*Required task*: Using the material below, print a verbatim copy of every line from the one containing "Write a Python" through the one containing "from matplotlib.ticker import FixedLocator", inclusive, and omit the pictures.

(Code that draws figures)
###

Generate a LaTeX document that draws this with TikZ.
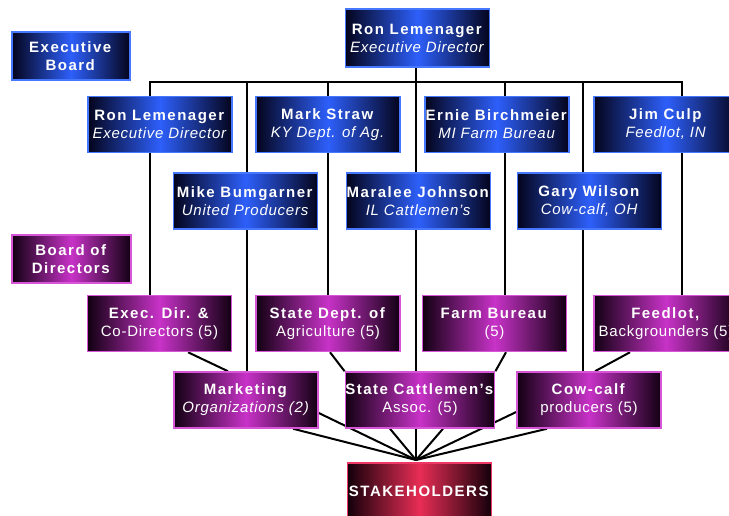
\documentclass[tikz,border=0pt]{standalone}
\usepackage{fontspec}
\setmainfont{Liberation Sans}[LetterSpace=5,BoldFeatures={LetterSpace=10}]
\usetikzlibrary{backgrounds}
\definecolor{bdark}{RGB}{4,4,28}
\definecolor{bblue}{RGB}{45,95,250}
\definecolor{bborder}{RGB}{70,120,255}
\definecolor{mdark}{RGB}{18,0,18}
\definecolor{mmag}{RGB}{200,50,200}
\definecolor{mborder}{RGB}{215,85,215}
\definecolor{rdark}{RGB}{20,0,10}
\definecolor{rred}{RGB}{232,45,85}
\definecolor{rborder}{RGB}{238,55,100}
\begin{document}
\begin{tikzpicture}[x=1pt,y=-1pt,
  box/.style={minimum width=144pt, minimum height=56pt, inner sep=0pt,
    line width=1.5pt, align=center, text=white,
    font=\fontsize{15}{18}\selectfont},
  bluebox/.style={box, draw=bborder, left color=bdark, right color=bdark, middle color=bblue},
  magbox/.style={box, draw=mborder, left color=mdark, right color=mdark, middle color=mmag},
  redbox/.style={box, draw=rborder, left color=rdark, right color=rdark, middle color=rred},
  conn/.style={line width=2pt, black, line join=miter}]
\useasboundingbox (0,0) rectangle (729,516);
\clip (0,0) rectangle (729,516);

% legend boxes
\node[bluebox, minimum width=118pt, minimum height=48pt] (eb) at (71,56) {\textbf{Executive}\\\textbf{Board}};
\node[magbox, minimum width=119pt, minimum height=48pt] (bd) at (71.5,259) {\textbf{Board of}\\\textbf{Directors}};

% executive director
\node[bluebox, minimum height=58pt] (top) at (417.5,38) {\textbf{Ron Lemenager}\\\textit{Executive Director}};

% executive board row 1
\node[bluebox] (ron) at (160,124.5) {\textbf{Ron Lemenager}\\\textit{Executive Director}};
\node[bluebox] (mark) at (328,124.5) {\textbf{Mark Straw}\\\textit{KY Dept. of Ag.}};
\node[bluebox] (ernie) at (497,124.5) {\textbf{Ernie Birchmeier}\\\textit{MI Farm Bureau}};
\node[bluebox] (jim) at (666,124.5) {\textbf{Jim Culp}\\\textit{Feedlot, IN}};

% executive board row 2
\node[bluebox] (mike) at (245.5,201) {\textbf{Mike Bumgarner}\\\textit{United Producers}};
\node[bluebox] (maralee) at (418.5,201) {\textbf{Maralee Johnson}\\\textit{IL Cattlemen's}};
\node[bluebox] (gary) at (589.5,201) {\textbf{Gary Wilson}\\\textit{Cow-calf, OH}};

% board of directors row 1
\node[magbox] (exec) at (159.5,323.5) {\textbf{Exec. Dir. \&}\\Co-Directors (5)};
\node[magbox] (statedept) at (328,323.5) {\textbf{State Dept. of}\\Agriculture (5)};
\node[magbox] (farm) at (494.5,323.5) {\textbf{Farm Bureau}\\(5)};
\node[magbox] (feedlot) at (666,323.5) {\textbf{Feedlot,}\\Backgrounders (5)};

% board of directors row 2
\node[magbox] (marketing) at (246,400) {\textbf{Marketing}\\\textit{Organizations (2)}};
\node[magbox] (cattle) at (420,400) {\textbf{State Cattlemen's}\\Assoc. (5)};
\node[magbox] (cowcalf) at (589,400) {\textbf{Cow-calf}\\producers (5)};

% stakeholders
\node[redbox] (stake) at (419.5,491) {\textbf{STAKEHOLDERS}};

\coordinate (d1) at (150,82);
\coordinate (d2) at (247,82);
\coordinate (d3) at (328,82);
\coordinate (d4) at (416,82);
\coordinate (d5) at (505,82);
\coordinate (d6) at (583,82);
\coordinate (d7) at (682,82);
\coordinate (hub) at (416,460);

\begin{pgfonlayer}{background}
\draw[conn] (d1 |- exec.north) -- (d1) -- (d7) -- (d7 |- feedlot.north);
\draw[conn] (top.south -| d4) -- (d4) -- (hub);
\draw[conn] (d2) -- (d2 |- marketing.north);
\draw[conn] (d3) -- (d3 |- statedept.north);
\draw[conn] (d5) -- (d5 |- farm.north);
\draw[conn] (d6) -- (d6 |- cowcalf.north);

\draw[conn] ([xshift=28.5pt]exec.south) -- ([xshift=-18pt]marketing.north);
\draw[conn] ([xshift=2pt]statedept.south) -- (cattle.north west);
\draw[conn] ([xshift=11.5pt]farm.south) -- (cattle.north east);
\draw[conn] ([xshift=-36pt]feedlot.south) -- ([xshift=6pt]cowcalf.north);

\draw[conn] (hub) -- ([xshift=47pt]marketing.south);
\draw[conn] (hub) -- ([yshift=-13pt]marketing.east);
\draw[conn] (hub) -- ([xshift=-30pt]cattle.south);
\draw[conn] (hub) -- ([xshift=23pt]cattle.south);
\draw[conn] (hub) -- ([yshift=-12pt]cowcalf.west);
\draw[conn] (hub) -- ([xshift=-42pt]cowcalf.south);
\end{pgfonlayer}
\end{tikzpicture}
\end{document}
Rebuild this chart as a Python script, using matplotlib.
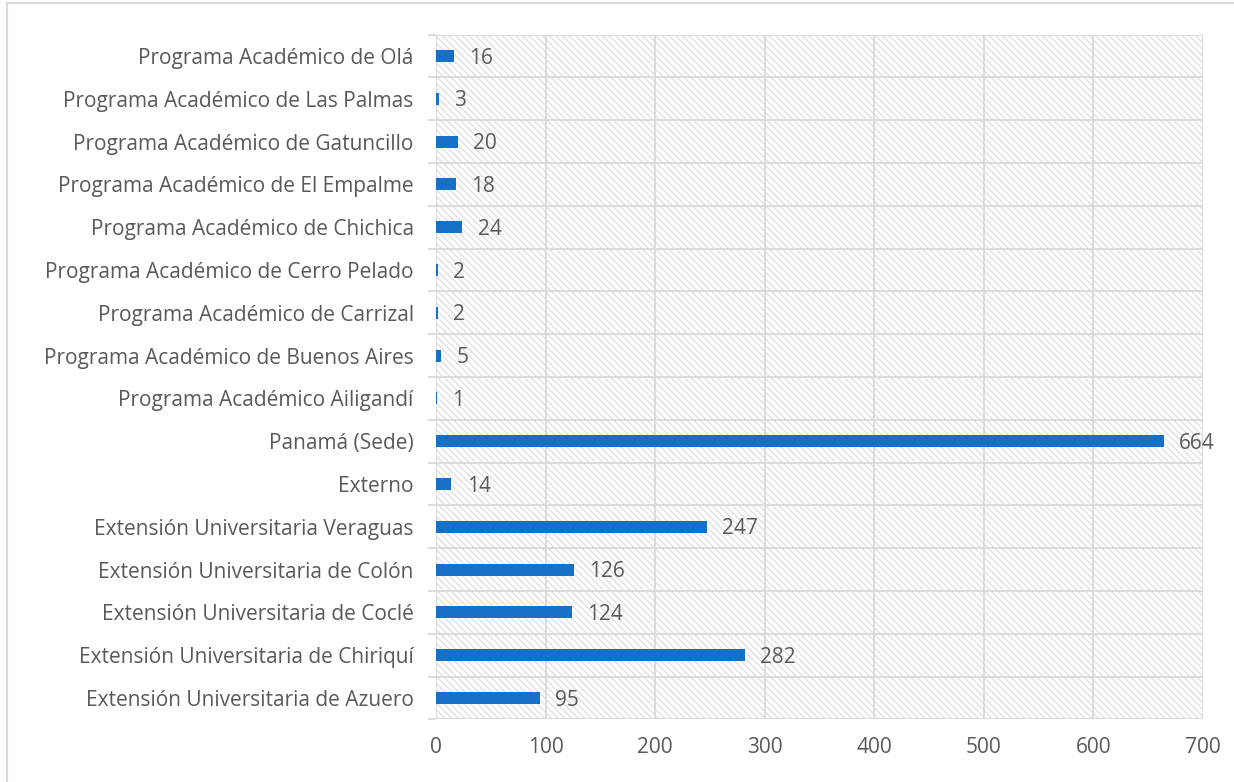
import numpy as np
import matplotlib.pyplot as plt
from matplotlib.patches import Rectangle

# Datos (de abajo hacia arriba)
categorias = [
    "Extensión Universitaria de Azuero",
    "Extensión Universitaria de Chiriquí",
    "Extensión Universitaria de Coclé",
    "Extensión Universitaria de Colón",
    "Extensión Universitaria Veraguas",
    "Externo",
    "Panamá (Sede)",
    "Programa Académico Ailigandí",
    "Programa Académico de Buenos Aires",
    "Programa Académico de Carrizal",
    "Programa Académico de Cerro Pelado",
    "Programa Académico de Chichica",
    "Programa Académico de El Empalme",
    "Programa Académico de Gatuncillo",
    "Programa Académico de Las Palmas",
    "Programa Académico de Olá",
]
valores = [95, 282, 124, 126, 247, 14, 664, 1, 5, 2, 2, 24, 18, 20, 3, 16]
ticks_x = [0, 100, 200, 300, 400, 500, 600, 700]

color_barra = '#1570C6'
color_grid = '#D9D9D9'
color_texto = '#595959'
tam = 15

plt.rcParams['font.family'] = ['Open Sans', 'DejaVu Sans']
plt.rcParams['hatch.color'] = '#E0E0E0'
plt.rcParams['hatch.linewidth'] = 1.0

fig = plt.figure(figsize=(12.34, 7.82), dpi=100)
ax = fig.add_axes([0.3533, 0.08, 0.6216, 0.8758])

# marco exterior del gráfico
fig.patches.append(Rectangle((7 / 1234, -0.1), 1.2, 1.1 - 3 / 782,
                             transform=fig.transFigure, fill=False,
                             edgecolor=color_grid, lw=1.5))

# fondo rayado del área de trazado
ax.add_patch(Rectangle((0, 0), 1, 1, transform=ax.transAxes, facecolor='white',
                       edgecolor='#E0E0E0', lw=0, hatch='\\' * 5, zorder=0))

y = np.arange(len(categorias))
ax.barh(y, valores, height=0.28, color=color_barra, zorder=3)

for yi, v in zip(y, valores):
    ax.annotate(str(v), (v, yi), xytext=(11, -1.5), textcoords='offset points',
                va='center', ha='left', fontsize=tam, color=color_texto)

ax.set_xlim(0, 700)
ax.set_ylim(-0.5, len(categorias) - 0.5)
ax.set_xticks(ticks_x)
ax.set_yticks(y)
ax.set_yticklabels(categorias, va='center_baseline')
ax.set_yticks(np.arange(len(categorias) + 1) - 0.5, minor=True)

ax.tick_params(axis='y', which='major', length=0, pad=16, labelsize=tam,
               labelcolor=color_texto)
ax.tick_params(axis='y', which='minor', length=6, width=1.3, color=color_grid)
ax.tick_params(axis='x', length=0, pad=13, labelsize=tam, labelcolor=color_texto)

ax.grid(axis='x', which='major', color=color_grid, lw=1.3, zorder=1)
ax.grid(axis='y', which='minor', color=color_grid, lw=1.3, zorder=1)
ax.grid(axis='y', which='major', visible=False)
for s in ax.spines.values():
    s.set_visible(False)
ax.set_axisbelow(True)

plt.savefig('out.png', dpi=100)
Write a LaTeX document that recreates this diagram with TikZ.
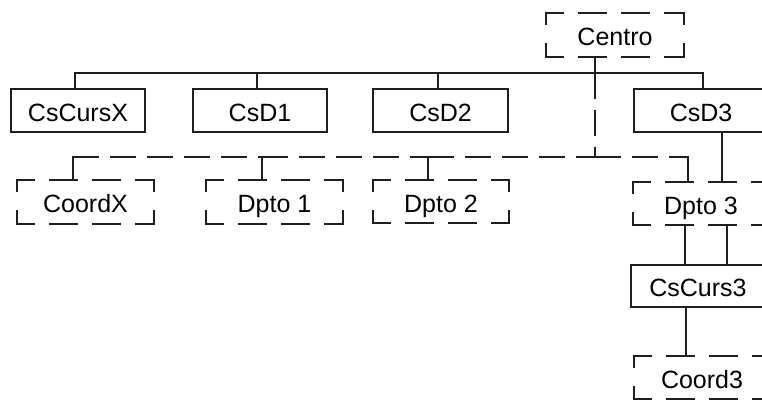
\documentclass[tikz,border=0pt]{standalone}
\usepackage{fontspec}
\setmainfont{Liberation Sans}
\begin{document}
\begin{tikzpicture}[x=1pt,y=-1pt,
  ln/.style={draw=black!88, line width=2pt},
  box/.style={ln, minimum width=134pt, minimum height=42pt, inner sep=0pt,
    font=\fontsize{25}{30}\selectfont, text height=22pt, text depth=1pt},
  dbox/.style={box, draw=none},
  conn/.style={ln, line cap=rect},
  dline/.style={ln, dash pattern=on 26pt off 11pt},
  hside/.style={ln, line cap=rect, dash pattern=on 27pt off 16pt, dash phase=10pt},
  vside/.style={ln, line cap=rect, dash pattern=on 11pt off 20pt}]
\useasboundingbox (0,0) rectangle (762,400);
\clip (0,0) rectangle (762,400);

% nodes
\node[dbox, minimum width=136pt] (centro) at (615,35) {Centro};
\node[box, minimum height=43pt] (cscursx) at (78,110.5) {CsCursX};
\node[box, minimum height=43pt] (csd1) at (260,110.5) {CsD1};
\node[box, minimum height=43pt, minimum width=135pt] (csd2) at (440.5,110.5) {CsD2};
\node[box, minimum height=43pt] (csd3) at (701,110.5) {CsD3};
\node[dbox, minimum width=135pt] (coordx) at (85.5,202) {CoordX};
\node[dbox, minimum width=135pt] (dpto1) at (274.5,202) {Dpto 1};
\node[dbox, minimum height=41pt] (dpto2) at (441,201.5) {Dpto 2};
\node[dbox, minimum height=41pt] (dpto3) at (701,203.5) {Dpto 3};
\node[box] (cscurs3) at (698,286) {CsCurs3};
\node[dbox, minimum height=41pt] (coord3) at (702,377.5) {Coord3};

% dashed borders
\foreach \n in {centro,coordx,dpto1,dpto2,dpto3,coord3}{
  \draw[hside] (\n.north west) -- (\n.north east);
  \draw[hside] (\n.south west) -- (\n.south east);
  \draw[vside] (\n.north west) -- (\n.south west);
  \draw[vside] (\n.north east) -- (\n.south east);
}

% solid tree
\coordinate (tC) at (595,72.5);
\coordinate (t0) at (75,72.5);
\coordinate (t1) at (257,72.5);
\coordinate (t2) at (438,72.5);
\coordinate (t3) at (703,72.5);
\draw[conn] (centro.south -| tC) -- (tC);
\draw[ln] (cscursx.north -| t0) -- (t0) -- (t3) -- (csd3.north -| t3);
\draw[conn] (t1) -- (csd1.north -| t1);
\draw[conn] (t2) -- (csd2.north -| t2);

% dashed tree
\coordinate (dC) at (595,157);
\coordinate (d0) at (73,157);
\coordinate (d1) at (262,157);
\coordinate (d2) at (428,157);
\coordinate (d3) at (688,157);
\draw[dline] (tC) -- (dC);
\draw[dline] (d0) -- (d1);
\draw[dline] (d1) -- (d2);
\draw[dline] (d2) -- (dC);
\draw[dline] (dC) -- (d3);
\draw[conn] (d0) -- (coordx.north -| d0);
\draw[conn] (d1) -- (dpto1.north -| d1);
\draw[conn] (d2) -- (dpto2.north -| d2);
\draw[conn] (d3) -- (dpto3.north -| d3);

% right column
\coordinate (r0) at (722,0);
\coordinate (r1) at (685,0);
\coordinate (r2) at (727,0);
\coordinate (r3) at (686,0);
\draw[conn] (csd3.south -| r0) -- (dpto3.north -| r0);
\draw[conn] (dpto3.south -| r1) -- (cscurs3.north -| r1);
\draw[conn] (dpto3.south -| r2) -- (cscurs3.north -| r2);
\draw[conn] (cscurs3.south -| r3) -- (coord3.north -| r3);
\end{tikzpicture}
\end{document}
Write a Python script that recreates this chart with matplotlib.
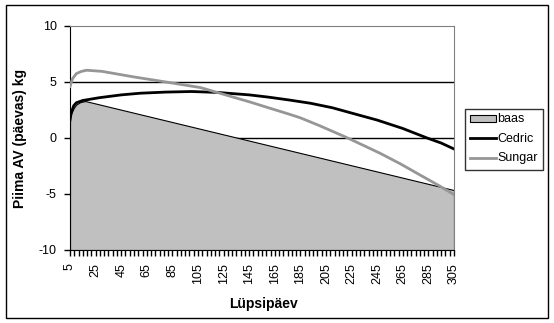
import numpy as np
import matplotlib

matplotlib.use("Agg")
import matplotlib.pyplot as plt
from matplotlib.patches import Rectangle
from matplotlib.ticker import FixedLocator

plt.rcParams["font.family"] = ["Liberation Sans", "DejaVu Sans"]
plt.rcParams["axes.unicode_minus"] = False

# values (day -> kg)
baas_days = [5, 6, 8, 10, 13, 17, 305]
baas_vals = [1.8, 2.2, 2.7, 3.0, 3.2, 3.3, -4.65]

cedric_days = [5, 6, 8, 10, 15, 28, 45, 60, 80, 100, 120, 145, 160, 177, 193,
               210, 229, 245, 265, 284, 295, 305]
cedric_vals = [1.6, 2.3, 2.9, 3.15, 3.35, 3.6, 3.85, 4.0, 4.1, 4.15, 4.07, 3.85,
               3.65, 3.38, 3.1, 2.7, 2.1, 1.6, 0.85, 0.0, -0.45, -0.98]

sungar_days = [5, 7, 10, 14, 18, 30, 55, 80, 107, 125, 146, 160, 177, 185, 200,
               222, 247, 263, 280, 294, 305]
sungar_vals = [4.6, 5.3, 5.75, 5.95, 6.05, 5.95, 5.45, 5.0, 4.5, 3.9, 3.2, 2.7,
               2.1, 1.8, 1.1, 0.0, -1.35, -2.3, -3.4, -4.3, -5.05]

x_labels = list(range(5, 306, 20))
y_ticks = [-10, -5, 0, 5, 10]

W, H = 554, 323
fig = plt.figure(figsize=(W / 100, H / 100), dpi=100)
ax = fig.add_axes([70 / W, (H - 250) / H, 384 / W, 224 / H])

# outer chart frame
fig.patches.append(Rectangle((6 / W, 5 / H), 542 / W, 313 / H, transform=fig.transFigure,
                             fill=False, edgecolor="black", linewidth=1.0))

for y in [-5, 0, 5]:
    ax.axhline(y, color="black", linewidth=1.0, zorder=0)

ax.fill_between(baas_days, baas_vals, -10, facecolor="#c0c0c0", edgecolor="black",
                linewidth=0.8, label="baas", zorder=1)
ax.plot(cedric_days, cedric_vals, color="black", linewidth=2, label="Cedric", zorder=2)
ax.plot(sungar_days, sungar_vals, color="#969696", linewidth=2, label="Sungar", zorder=3)

ax.set_xlim(5, 305)
ax.set_ylim(-10, 10)
ax.set_yticks(y_ticks)
ax.set_xticks(x_labels)
ax.set_xticklabels([str(v) for v in x_labels], rotation=90)
ax.xaxis.set_minor_locator(FixedLocator(np.arange(5, 305.01, 20 / 6)))
ax.tick_params(axis="both", labelsize=9, direction="out", length=4, width=1, pad=5.5)
ax.tick_params(axis="x", which="minor", length=4, width=1)

for side in ["top", "right"]:
    ax.spines[side].set_color("#808080")
for side in ["left", "bottom"]:
    ax.spines[side].set_color("black")

ax.set_xlabel("Lüpsipäev", fontsize=10, fontweight="bold")
ax.set_ylabel("Piima AV (päevas) kg", fontsize=10, fontweight="bold")
ax.xaxis.set_label_coords(0.503, -0.21)
ax.yaxis.set_label_coords(-0.112, 0.5)

leg = ax.legend(loc="center left", bbox_to_anchor=(465 / W, 1 - 139 / H),
                bbox_transform=fig.transFigure, fontsize=9, frameon=True,
                fancybox=False, edgecolor="black", borderpad=0.4, handlelength=2.1,
                handleheight=0.5, handletextpad=0.1, labelspacing=0.6,
                borderaxespad=0)
leg.get_frame().set_linewidth(1.0)

fig.savefig("out.png", dpi=100)
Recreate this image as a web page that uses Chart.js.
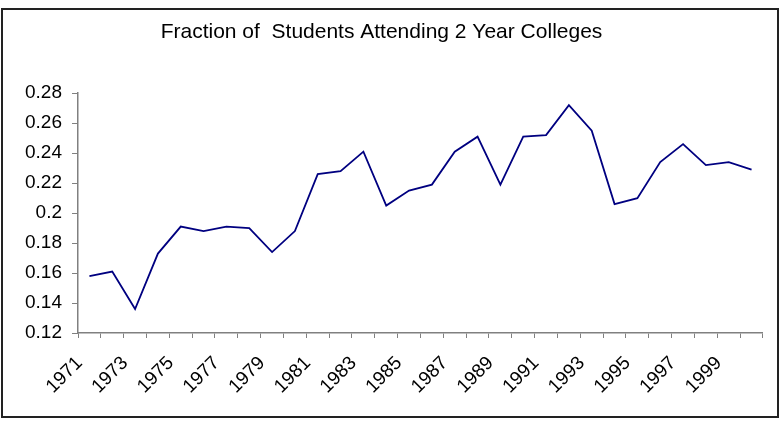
<!DOCTYPE html>
<html lang="en">
<head>
    <meta charset="UTF-8">
    <title>Fraction of Students Attending 2 Year Colleges</title>
    <script src="https://cdn.jsdelivr.net/npm/chart.js"></script>
    <style>
        body { margin: 0; background: #fff; }
        #wrap { width: 782px; height: 432px; }
    </style>
</head>
<body>
    <div id="wrap"><canvas id="chart" width="782" height="432"></canvas></div>

    <script>
        const years = ['1971', '1972', '1973', '1974', '1975', '1976', '1977', '1978', '1979', '1980',
                       '1981', '1982', '1983', '1984', '1985', '1986', '1987', '1988', '1989', '1990',
                       '1991', '1992', '1993', '1994', '1995', '1996', '1997', '1998', '1999', '2000'];
        const fraction = [0.158, 0.161, 0.136, 0.173, 0.191, 0.188, 0.191, 0.190, 0.174, 0.188,
                          0.226, 0.228, 0.241, 0.205, 0.215, 0.219, 0.241, 0.251, 0.219, 0.251,
                          0.252, 0.272, 0.255, 0.206, 0.210, 0.234, 0.246, 0.232, 0.234, 0.229];
        const yTicks = [0.12, 0.14, 0.16, 0.18, 0.2, 0.22, 0.24, 0.26, 0.28];

        const font = "'Liberation Sans', Arial, sans-serif";

        // frame round the whole chart, like the spreadsheet chart border
        const frame = {
            id: 'frame',
            afterDraw(chart) {
                const c = chart.ctx;
                c.save();
                c.strokeStyle = '#222';
                c.lineWidth = 2;
                c.strokeRect(2, 9, 776, 408);
                c.restore();
            }
        };

        new Chart(document.getElementById('chart'), {
            type: 'line',
            data: {
                labels: years,
                datasets: [{
                    label: 'Fraction',
                    data: fraction,
                    borderColor: '#000080',
                    borderWidth: 1.8,
                    pointRadius: 0,
                    tension: 0,
                    fill: false
                }]
            },
            options: {
                responsive: false,
                animation: false,
                layout: { padding: { left: 0, right: 19, top: 0, bottom: 0 } },
                plugins: {
                    legend: { display: false },
                    tooltip: { enabled: false },
                    title: {
                        display: true,
                        text: 'Fraction of  Students Attending 2 Year Colleges',
                        color: '#000',
                        font: { family: font, size: 21, weight: 'normal' },
                        padding: { top: 20, bottom: 48 }
                    }
                },
                scales: {
                    x: {
                        offset: true,
                        grid: { offset: true, drawOnChartArea: false, drawTicks: true, tickLength: 5, color: '#808080' },
                        border: { color: '#808080', width: 1.5 },
                        ticks: {
                            autoSkip: false,
                            minRotation: 45,
                            maxRotation: 45,
                            color: '#000',
                            padding: 14,
                            labelOffset: -10,
                            font: { family: font, size: 19 },
                            callback: (v, i) => (i % 2 === 0 ? years[i] : '')
                        },
                        afterFit: s => { s.height = 99; }
                    },
                    y: {
                        min: 0.12,
                        max: 0.28,
                        grid: { drawOnChartArea: false, drawTicks: true, tickLength: 6, color: '#808080' },
                        border: { color: '#808080', width: 1.5 },
                        afterBuildTicks: s => { s.ticks = yTicks.map(v => ({ value: v })); },
                        ticks: {
                            color: '#000',
                            padding: 10,
                            font: { family: font, size: 19 },
                            callback: v => String(Number(v.toFixed(2)))
                        },
                        afterFit: s => { s.width = 78; }
                    }
                }
            },
            plugins: [frame]
        });
    </script>
</body>
</html>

###

*Response for this exercise*:
Write a Python script that recreates this chart with matplotlib.
import numpy as np
import matplotlib

matplotlib.use("Agg")
import matplotlib.pyplot as plt
from matplotlib.patches import Rectangle
from matplotlib.ticker import FixedLocator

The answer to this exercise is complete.